It might make more sense to gpseymour and me and others, to say what each gup is.  For example in the Hapkido I studied, there were two gup at the white belt (10 then 9 gup), two at yellow, two at blue, and 4 at red.  At white, we studied 7 strikes against a wrist grab, then seven breaks, then seven throws.  Then a variety of clothing grab defenses, from front and rear.  At yellow, we continued grappling, then the next gup was punch defense.  And on from there to kick defenses.


----------



## skribs (Nov 15, 2017)

We do what I call "Hapkido Lite" in our Taekwondo.  The movements usually involve more leverage than pressure points and wrist control, and we usually finish with a punch in TKD, instead of a wrist break or submission hold like we do in HKD.  Some of our more advanced punching defenses in TKD (like the green, blue, and red belt defenses) feature some wrist control, but again - not as detailed as in HKD.  

As far as patience, a lot of the people at my school (me included) have what I call "Veruca Salt syndrome".  We want to know how to do all the things, and we want to know NOOOOWWWW!  I exaggerate a bit, but after having someone do a higher level technique on me, I typically want to learn how to do that.  It doesn't help that I was a white belt and all my classmates were blue or red belts.

I guess I can start using keub rank.  We have 7 keub ranks at our school.  Keub 1-3 are hand grabs, so at keub 4 I'm learning punching defense.  The majority of our HKD students (and all of our current students) are TKD black belts already.


----------



## oftheherd1 (Nov 16, 2017)

skribs said:


> We do what I call "Hapkido Lite" in our Taekwondo.  The movements usually involve more leverage than pressure points and wrist control, and we usually finish with a punch in TKD, instead of a wrist break or submission hold like we do in HKD.  Some of our more advanced punching defenses in TKD (like the green, blue, and red belt defenses) feature some wrist control, but again - not as detailed as in HKD.
> 
> As far as patience, a lot of the people at my school (me included) have what I call "Veruca Salt syndrome".  We want to know how to do all the things, and we want to know NOOOOWWWW!  I exaggerate a bit, but after having someone do a higher level technique on me, I typically want to learn how to do that.  It doesn't help that I was a white belt and all my classmates were blue or red belts.
> 
> I guess I can start using keub rank.  We have 7 keub ranks at our school.  Keub 1-3 are hand grabs, so at keub 4 I'm learning punching defense.  The majority of our HKD students (and all of our current students) are TKD black belts already.



Sounds like your teacher has done a lot of blending of Hapkido into the TKD he teaches, and vice versa.  That isn't necessarily a bad thing.  The more tools one has, should be for the better.  I learned that use of leverage is necessary for most joint locks/breaks.  In the Hapkido I learned we ended many defenses with a punch or kick.

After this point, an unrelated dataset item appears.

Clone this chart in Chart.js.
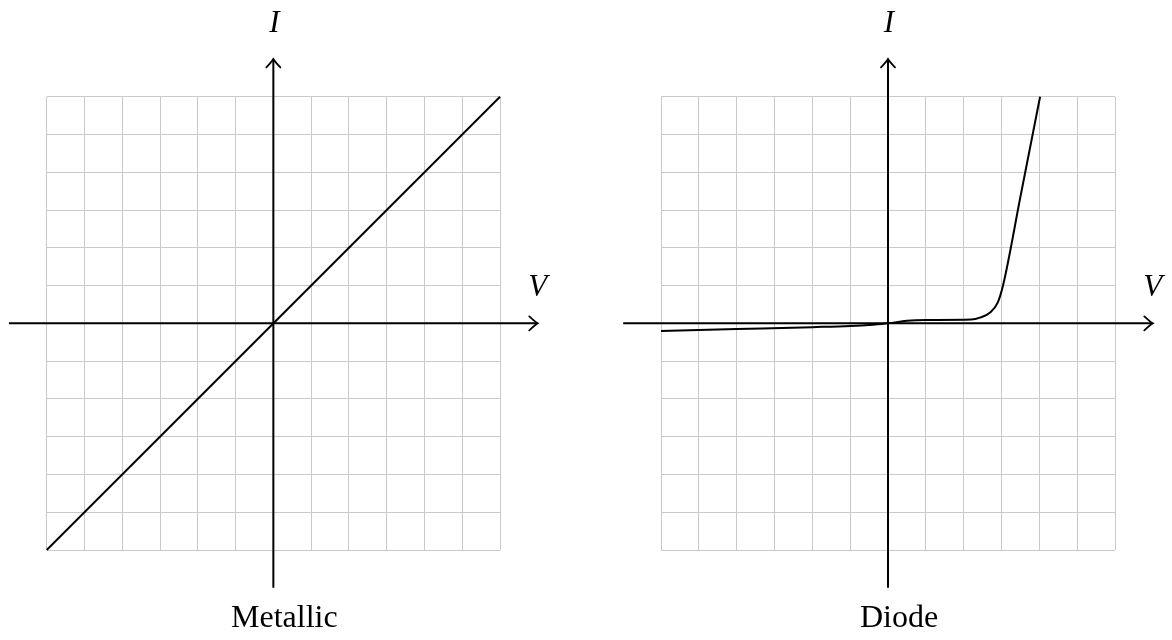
<!DOCTYPE html>
<html>
<head>
<meta charset="utf-8">
<script src="https://cdn.jsdelivr.net/npm/chart.js@4/dist/chart.umd.min.js"></script>
<style>
  html, body { margin: 0; padding: 0; background: #fff; overflow: hidden; }
  .panel { position: absolute; top: 0; width: 586px; height: 640px; }
</style>
</head>
<body>
<div class="panel" style="left:0"><canvas id="metallic" width="586" height="640"></canvas></div>
<div class="panel" style="left:586px"><canvas id="diode" width="586" height="640"></canvas></div>
<script>
// grid covers -6..6, the arrowed axes run a unit further
const gridMin = -6;
const gridMax = 6;
const axisEnd = 7;

// ohmic conductor: straight line through the origin
const metallicV = [-6, 6];
const metallicI = [-6, 6];

// diode: tiny reverse leakage, flat forward region, then steep conduction
const diodeV = [-6, -4, -2, -1, -0.4, 0, 0.5, 1, 2.2, 2.43, 2.7, 2.9, 3.04, 3.5, 3.8, 4.02];
const diodeI = [-0.2, -0.15, -0.1, -0.07, -0.035, 0, 0.07, 0.09, 0.1, 0.15, 0.29, 0.55, 1.0, 3.35, 4.88, 6.0];

const serif = '"Liberation Serif", "DejaVu Serif", serif';

function toPoints(xs, ys) {
  return xs.map((x, i) => ({ x, y: ys[i] }));
}

function arrowHead(ctx, x, y, angle) {
  ctx.save();
  ctx.translate(x, y);
  ctx.rotate(angle);
  ctx.beginPath();
  ctx.moveTo(-8.5, -7);
  ctx.quadraticCurveTo(-2.5, -1.5, 0, 0);
  ctx.quadraticCurveTo(-2.5, 1.5, -8.5, 7);
  ctx.stroke();
  ctx.restore();
}

// black V/I axes with arrows, axis letters and the panel caption
const axesPlugin = {
  id: 'ivAxes',
  beforeDatasetsDraw(chart, args, opts) {
    const { ctx, scales: { x, y } } = chart;
    const x0 = x.getPixelForValue(0);
    const y0 = y.getPixelForValue(0);
    const left = x.getPixelForValue(-axisEnd);
    const right = x.getPixelForValue(axisEnd);
    const top = y.getPixelForValue(axisEnd);
    const bottom = y.getPixelForValue(-axisEnd);

    ctx.save();
    ctx.strokeStyle = '#000';
    ctx.lineWidth = 2;
    ctx.lineCap = 'butt';
    ctx.beginPath();
    ctx.moveTo(left, y0);
    ctx.lineTo(right - 1, y0);
    ctx.moveTo(x0, bottom);
    ctx.lineTo(x0, top + 1);
    ctx.stroke();
    ctx.lineWidth = 1.8;
    ctx.lineCap = 'round';
    arrowHead(ctx, right, y0, 0);
    arrowHead(ctx, x0, top, -Math.PI / 2);

    ctx.fillStyle = '#000';
    ctx.textAlign = 'center';
    ctx.textBaseline = 'alphabetic';
    ctx.font = 'italic 31px ' + serif;
    ctx.fillText('I', x0 + 1, top - 27);
    ctx.fillText('V', right, y0 - 27);
    ctx.font = '32px ' + serif;
    ctx.fillText(opts.caption, x0 + 11, bottom + 39);
    ctx.restore();
  }
};

function ivChart(id, xs, ys, caption, padding, curved) {
  const zeroSize = s => s.axis === 'x' ? (s.height = 0) : (s.width = 0);
  const scale = {
    type: 'linear',
    min: gridMin,
    max: gridMax,
    ticks: { stepSize: 1, display: false },
    grid: { color: '#c9c9c9', lineWidth: 1, drawTicks: false },
    border: { display: false },
    afterFit: zeroSize
  };
  return new Chart(document.getElementById(id), {
    type: 'scatter',
    data: {
      datasets: [{
        data: toPoints(xs, ys),
        showLine: true,
        borderColor: '#000',
        borderWidth: 2,
        pointRadius: 0,
        fill: false,
        cubicInterpolationMode: curved ? 'monotone' : 'default',
        tension: 0,
        clip: false
      }]
    },
    options: {
      responsive: false,
      animation: false,
      devicePixelRatio: 1,
      layout: { padding },
      scales: { x: { ...scale }, y: { ...scale } },
      plugins: {
        legend: { display: false },
        tooltip: { enabled: false },
        ivAxes: { caption }
      }
    },
    plugins: [axesPlugin]
  });
}

ivChart('metallic', metallicV, metallicI, 'Metallic',
  { left: 46.7, right: 86, top: 96.7, bottom: 90 }, false);
ivChart('diode', diodeV, diodeI, 'Diode',
  { left: 75, right: 57, top: 96.7, bottom: 90 }, true);
</script>
</body>
</html>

Looking back, I don't think I ever had a problem with patience.  First, I was learning at a very fast pace.  That made it necessary for me to do a lot of work on my own, as well as learning a lot of new techniques all the time.  But I understand your frustration.  There is so much in grappling arts that is just so neat.  Who wouldn't want to learn all of it at once.  But in fact, at least the Hapkido I studied, a lot of what was learned at any one time, needed to be perfected because parts of it were likely to show up later as part of another technique.  Having already learned part of it made putting the new technique together faster and easier, for me anyway.

It's good to hear your enthusiasm for Hapkido techniques.  There are a few that show up in forms, but they have been changed so much, they are hard to see as such.  Sometimes you will see kick defenses, but probably wouldn't recognize them unless you were already a Hapkido student, and maybe not even then.  They are often said to be a part of the 'art' of TKD martial arts.  OK?


----------



## vince1 (Mar 27, 2018)

I have just recently started learning Aiki JiuJitsu and it has taken me almost four months to get my first white belt. I am currently learning material for my second white belt and hopefully by this coming summer can get started on my yellow belt. There is so much material to learn, correct technique as well as muscle memory it makes my red belt that I acquired in TaeKwonDo many years ago look simple. I can relate to learning Hapkido since some of the material being learned is similar to Aiki Jiu Jitsu.


----------